Carried-Interest Tax Break Shrinks, Survives in Democrats’ Plan
(Bloomberg) -- House Democrats want to restrict the use of a prized private-equity tax break to help fund President Joe Biden’s economic agenda, but their proposal falls short of eliminating the carried-interest provision criticized by some members from both political parties.
The plan, released Monday by the Ways and Means Committee, would generally require investment funds to hold assets for more than five years -- up from three years -- in order for managers to get a preferential tax rate on their share of the fund’s profits, known as carried interest.
Assets that meet the holding-period requirement are subject to the smaller long-term capital gains tax rate, rather than the rate for ordinary income.
Under the committee’s proposal, the capital gains rate would top out at 28.8%, after adding in a Medicare surtax. The top individual rate would be 39.6%.
The proposed carried-interest change would include some exceptions, retaining the three-year holding period for real property trades or businesses and taxpayers earning less than $400,000. It would also extend the carried-interest rules to all assets eligible for long-term capital gains rates.
The Ways and Means proposal is a watered-down version of the plan laid out by the Biden administration in May, which would have eliminated the tax perk for investment fund managers if their overall taxable income exceeded $400,000.
If enacted, the Ways and Means proposal would go into effect in 2022.
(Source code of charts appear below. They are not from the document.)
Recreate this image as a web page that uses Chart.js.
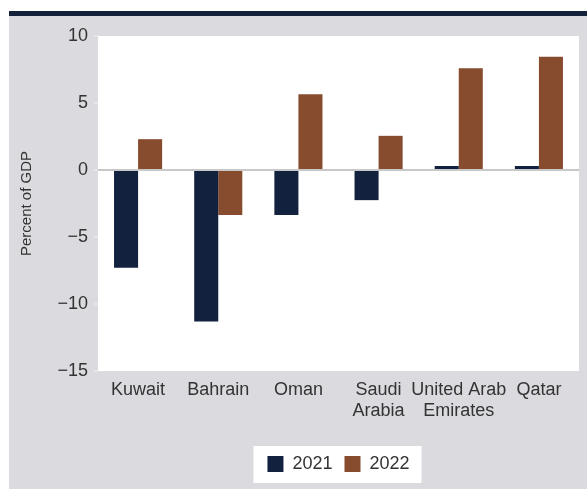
<!DOCTYPE html>
<html>
<head>
<meta charset="utf-8">
<script src="https://cdn.jsdelivr.net/npm/chart.js@4/dist/chart.umd.min.js"></script>
<style>
  html, body { margin: 0; padding: 0; background: #fff; overflow: hidden; }
  #topbar { position: absolute; left: 9px; top: 11px; width: 578px; height: 5px; background: #14213b; }
  #wrap { position: absolute; left: 9px; top: 16px; width: 578px; height: 473px; background: #dadadf; }
</style>
</head>
<body>
<div id="topbar"></div>
<div id="wrap"><canvas id="gdpChart"></canvas></div>
<script>
const countries = ['Kuwait', 'Bahrain', 'Oman', ['Saudi', 'Arabia'], ['United Arab', 'Emirates'], 'Qatar'];
const values2021 = [-7.3, -11.3, -3.35, -2.25, 0.3, 0.3];
const values2022 = [2.3, -3.35, 5.65, 2.55, 7.6, 8.45];
const yTicks = [10, 5, 0, -5, -10, -15];

const fontFamily = '"Liberation Sans", Arial, sans-serif';
const textColor = '#333333';

// gray panel, white plot area and white legend box
const backgroundPlugin = {
  id: 'panelBackground',
  beforeDraw(chart) {
    const c = chart.ctx;
    const a = chart.chartArea;
    c.save();
    c.fillStyle = '#dadadf';
    c.fillRect(0, 0, chart.width, chart.height);
    c.fillStyle = '#ffffff';
    c.fillRect(a.left, a.top, a.right - a.left, a.bottom - a.top);
    const boxes = chart.legend.legendHitBoxes;
    if (boxes && boxes.length) {
      const first = boxes[0];
      const last = boxes[boxes.length - 1];
      c.fillRect(first.left - 14, first.top - 9, last.left + last.width - first.left + 26, first.height + 19);
    }
    c.restore();
  }
};

const ctx = document.getElementById('gdpChart').getContext('2d');
new Chart(ctx, {
  type: 'bar',
  data: {
    labels: countries,
    datasets: [
      { label: '2021', data: values2021, backgroundColor: '#12223e' },
      { label: '2022', data: values2022, backgroundColor: '#874b2e' }
    ]
  },
  options: {
    responsive: true,
    maintainAspectRatio: false,
    animation: false,
    datasets: { bar: { categoryPercentage: 0.6, barPercentage: 1.0 } },
    layout: { padding: { left: 9, right: 8, top: 20, bottom: 6 } },
    plugins: {
      tooltip: { enabled: false },
      legend: {
        position: 'bottom',
        fullSize: false,
        labels: {
          boxWidth: 16,
          boxHeight: 16,
          padding: 12,
          color: textColor,
          font: { family: fontFamily, size: 18 }
        }
      }
    },
    scales: {
      x: {
        grid: { display: false },
        border: { display: false },
        ticks: {
          color: textColor,
          maxRotation: 0,
          autoSkip: false,
          padding: 0,
          font: { family: fontFamily, size: 18, lineHeight: 1.2 }
        },
        afterFit(scale) { scale.height = 72; }
      },
      y: {
        min: -15,
        max: 10,
        afterBuildTicks(scale) { scale.ticks = yTicks.map(v => ({ value: v })); },
        grid: {
          drawOnChartArea: true,
          color: c => (c.tick && c.tick.value === 0) ? '#c8c8c8' : 'rgba(0,0,0,0)',
          lineWidth: 2,
          tickColor: '#f2f2f2',
          tickWidth: 1,
          tickLength: 4
        },
        border: { display: false },
        ticks: {
          color: textColor,
          padding: 6,
          font: { family: fontFamily, size: 18 },
          callback: v => (v < 0 ? '\u2212' + Math.abs(v) : String(v))
        },
        title: {
          display: true,
          text: 'Percent of GDP',
          color: textColor,
          padding: { top: 0, bottom: 8 },
          font: { family: fontFamily, size: 15 }
        },
        afterFit(scale) { scale.width = 80; }
      }
    }
  },
  plugins: [backgroundPlugin]
});
</script>
</body>
</html>
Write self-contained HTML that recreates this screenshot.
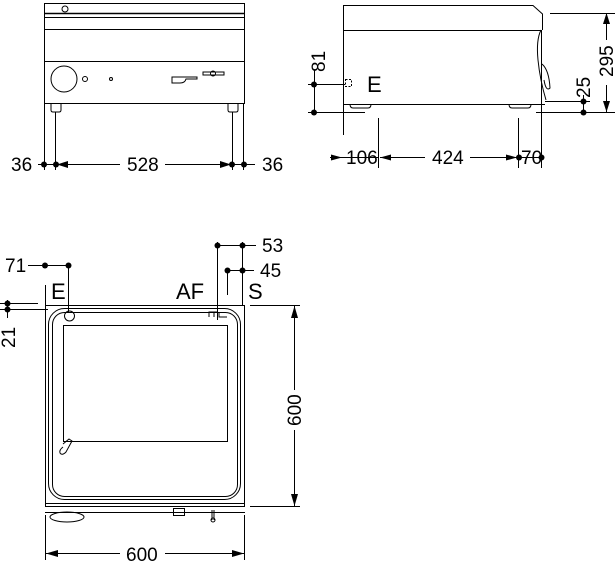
<!DOCTYPE html>
<html><head><meta charset="utf-8"><style>
html,body{margin:0;padding:0;background:#fff;}
svg{display:block;}
text{font-family:"Liberation Sans",sans-serif;fill:#000;stroke:none;}
</style></head><body>
<svg width="615" height="562" viewBox="0 0 615 562" xmlns="http://www.w3.org/2000/svg" stroke="#000" fill="none" stroke-width="1">
<!-- FRONT VIEW -->
<rect x="44.5" y="3.5" width="200" height="100"/>
<line x1="44" y1="13.5" x2="245" y2="13.5" stroke-width="1.5"/>
<line x1="44" y1="17.5" x2="245" y2="17.5"/>
<line x1="44" y1="29.5" x2="245" y2="29.5"/>
<line x1="44" y1="61.5" x2="245" y2="61.5"/>
<circle cx="65" cy="9" r="3"/>
<circle cx="64" cy="79" r="13"/>
<circle cx="85" cy="79" r="2.5"/>
<circle cx="111" cy="79" r="1.5"/>
<path d="M172 77 H197 V79 H186 Q185 83 180 83 H172 Z"/>
<path d="M203 72 H224 V75 H203 Z"/>
<circle cx="213" cy="73.5" r="2.5"/>
<path d="M51 104 V110 Q51 112 53 112 H59 Q61 112 61 110 V104"/>
<path d="M228 104 V110 Q228 112 230 112 H236 Q238 112 238 110 V104"/>
<line x1="44.5" y1="104" x2="44.5" y2="170"/>
<line x1="55.5" y1="112" x2="55.5" y2="170"/>
<line x1="232.5" y1="112" x2="232.5" y2="170"/>
<line x1="243.5" y1="104" x2="243.5" y2="170"/>
<line x1="38" y1="164.5" x2="120" y2="164.5"/>
<line x1="165" y1="164.5" x2="255" y2="164.5"/>
<g fill="#000" stroke="none">
<circle cx="44" cy="164.5" r="3"/><circle cx="56" cy="164.5" r="3"/>
<circle cx="232" cy="164.5" r="3"/><circle cx="244" cy="164.5" r="3"/>
<path d="M57 164.5 L68 161 V168 Z"/><path d="M231 164.5 L220 161 V168 Z"/>
</g>
<text x="11" y="171" font-size="19">36</text>
<text x="127" y="171" font-size="19">528</text>
<text x="262" y="171" font-size="19">36</text>

<!-- SIDE VIEW -->
<path d="M343.5 5.5 H533 L542.5 14 V30"/>
<line x1="343" y1="30.5" x2="541" y2="30.5"/>
<line x1="343.5" y1="5" x2="343.5" y2="135"/>
<line x1="343" y1="104.5" x2="545" y2="104.5"/>
<path d="M541 30 Q536 40 538 60 Q540 80 546 100 M542 64 Q549 70 550 88 Q546 92 544 80"/>
<path d="M350 104 Q350 108 353 108 H368 Q371 108 371 104"/>
<path d="M509 104 Q509 108 512 108 H528 Q531 108 531 104"/>
<rect x="345.5" y="79.5" width="6" height="7" stroke-dasharray="2,1.5"/>
<text x="367" y="92" font-size="22">E</text>
<line x1="378.5" y1="118" x2="378.5" y2="168"/>
<line x1="518.5" y1="118" x2="518.5" y2="168"/>
<line x1="541.5" y1="30" x2="541.5" y2="168"/>
<line x1="308" y1="84.5" x2="345" y2="84.5"/>
<line x1="308" y1="112.5" x2="365" y2="112.5"/>
<line x1="314.5" y1="70" x2="314.5" y2="112"/>
<line x1="536" y1="112.5" x2="615" y2="112.5"/>
<line x1="545" y1="101.5" x2="590" y2="101.5"/>
<line x1="550" y1="13.5" x2="615" y2="13.5"/>
<line x1="606.5" y1="13" x2="606.5" y2="40"/>
<line x1="606.5" y1="85" x2="606.5" y2="112"/>
<line x1="583.5" y1="95" x2="583.5" y2="112"/>
<line x1="330" y1="157.5" x2="378" y2="157.5"/>
<line x1="380" y1="157.5" x2="425" y2="157.5"/>
<line x1="470" y1="157.5" x2="542" y2="157.5"/>
<g fill="#000" stroke="none">
<circle cx="314" cy="84.5" r="3"/><circle cx="314" cy="112.5" r="3"/>
<circle cx="583.5" cy="101.5" r="3"/><circle cx="583.5" cy="112.5" r="3"/>
<path d="M606.5 13 L603 24 H610 Z"/><path d="M606.5 112 L603 101 H610 Z"/>
<path d="M342 157.5 L331 154.5 V160.5 Z"/><path d="M380 157.5 L391 154.5 V160.5 Z"/>
<path d="M517 157.5 L506 154.5 V160.5 Z"/>
<circle cx="519" cy="157.5" r="3"/><circle cx="541.5" cy="157.5" r="3"/>
</g>
<text x="346" y="164" font-size="19">106</text>
<text x="432" y="164" font-size="19">424</text>
<text x="521" y="164" font-size="19">70</text>
<text transform="translate(325,72) rotate(-90)" font-size="19">81</text>
<text transform="translate(613,77) rotate(-90)" font-size="19">295</text>
<text transform="translate(590,98) rotate(-90)" font-size="19">25</text>

<!-- TOP VIEW -->
<rect x="45.5" y="305.5" width="199" height="201"/>
<rect x="48.5" y="308.5" width="192" height="191" rx="16"/>
<rect x="52.5" y="312.5" width="185" height="184" rx="12"/>
<rect x="63.5" y="325.5" width="164" height="116"/>
<line x1="45" y1="503.5" x2="245" y2="503.5"/>
<line x1="45" y1="512.5" x2="245" y2="512.5"/>
<ellipse cx="67" cy="517" rx="17" ry="5"/>
<rect x="173.5" y="508.5" width="11" height="7"/>
<path d="M212 510 V520 M214 510 V520"/><circle cx="213" cy="520" r="2"/>
<circle cx="69.5" cy="316" r="5"/>
<path d="M63 444 L69 439 L72 441 L66 452 Q62 456 60 453 Q59 450 63 447"/>
<path d="M209 317 V312 H217 M214 312 V317 M219 312 V317 H227"/>
<line x1="45.5" y1="285" x2="45.5" y2="305"/>
<line x1="68.5" y1="265" x2="68.5" y2="312"/>
<line x1="217.5" y1="242" x2="217.5" y2="320"/>
<line x1="227.5" y1="268" x2="227.5" y2="295"/>
<line x1="242.5" y1="242" x2="242.5" y2="305"/>
<line x1="28" y1="265.5" x2="70" y2="265.5"/>
<line x1="217" y1="245.5" x2="256" y2="245.5"/>
<line x1="227" y1="270.5" x2="254" y2="270.5"/>
<line x1="0" y1="303.5" x2="38" y2="303.5"/>
<line x1="0" y1="309.5" x2="48" y2="309.5"/>
<line x1="7.5" y1="300" x2="7.5" y2="318"/>
<line x1="250" y1="305.5" x2="300" y2="305.5"/>
<line x1="250" y1="506.5" x2="300" y2="506.5"/>
<line x1="294.5" y1="306" x2="294.5" y2="390"/>
<line x1="294.5" y1="430" x2="294.5" y2="506"/>
<line x1="45.5" y1="515" x2="45.5" y2="560"/>
<line x1="244.5" y1="515" x2="244.5" y2="560"/>
<line x1="46" y1="553.5" x2="120" y2="553.5"/>
<line x1="165" y1="553.5" x2="244" y2="553.5"/>
<g fill="#000" stroke="none">
<circle cx="45" cy="265.5" r="3"/><circle cx="68.5" cy="265.5" r="3"/>
<circle cx="217.5" cy="245.5" r="3"/><circle cx="242.5" cy="245.5" r="3"/>
<circle cx="227.5" cy="270.5" r="3"/><circle cx="242.5" cy="270.5" r="3"/>
<circle cx="7.5" cy="303.5" r="3"/><circle cx="7.5" cy="309.5" r="3"/>
<path d="M294.5 306 L291 318 H298 Z"/><path d="M294.5 506 L291 494 H298 Z"/>
<path d="M46 553.5 L58 550 V557 Z"/><path d="M244 553.5 L232 550 V557 Z"/>
</g>
<text x="5" y="272" font-size="19">71</text>
<text x="262" y="252" font-size="19">53</text>
<text x="260" y="277" font-size="19">45</text>
<text x="51" y="299" font-size="22">E</text>
<text x="176" y="299" font-size="22">AF</text>
<text x="248" y="299" font-size="22">S</text>
<text transform="translate(15,348) rotate(-90)" font-size="19">21</text>
<text transform="translate(301,426) rotate(-90)" font-size="19">600</text>
<text x="126" y="561" font-size="19">600</text>
</svg>
</body></html>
The Congressional Budget Office has estimated that taxing carried interest as ordinary income would raise $14 billion over a decade. The Ways and Means Committee in an informal estimate claims the same amount of savings from its proposed change.
The most recent attempt to address carried interest was in 2017, under then-President Donald Trump. The Republican tax overhaul fell short of doing away with the benefit altogether, leaving it intact for investments that are held for at least three years.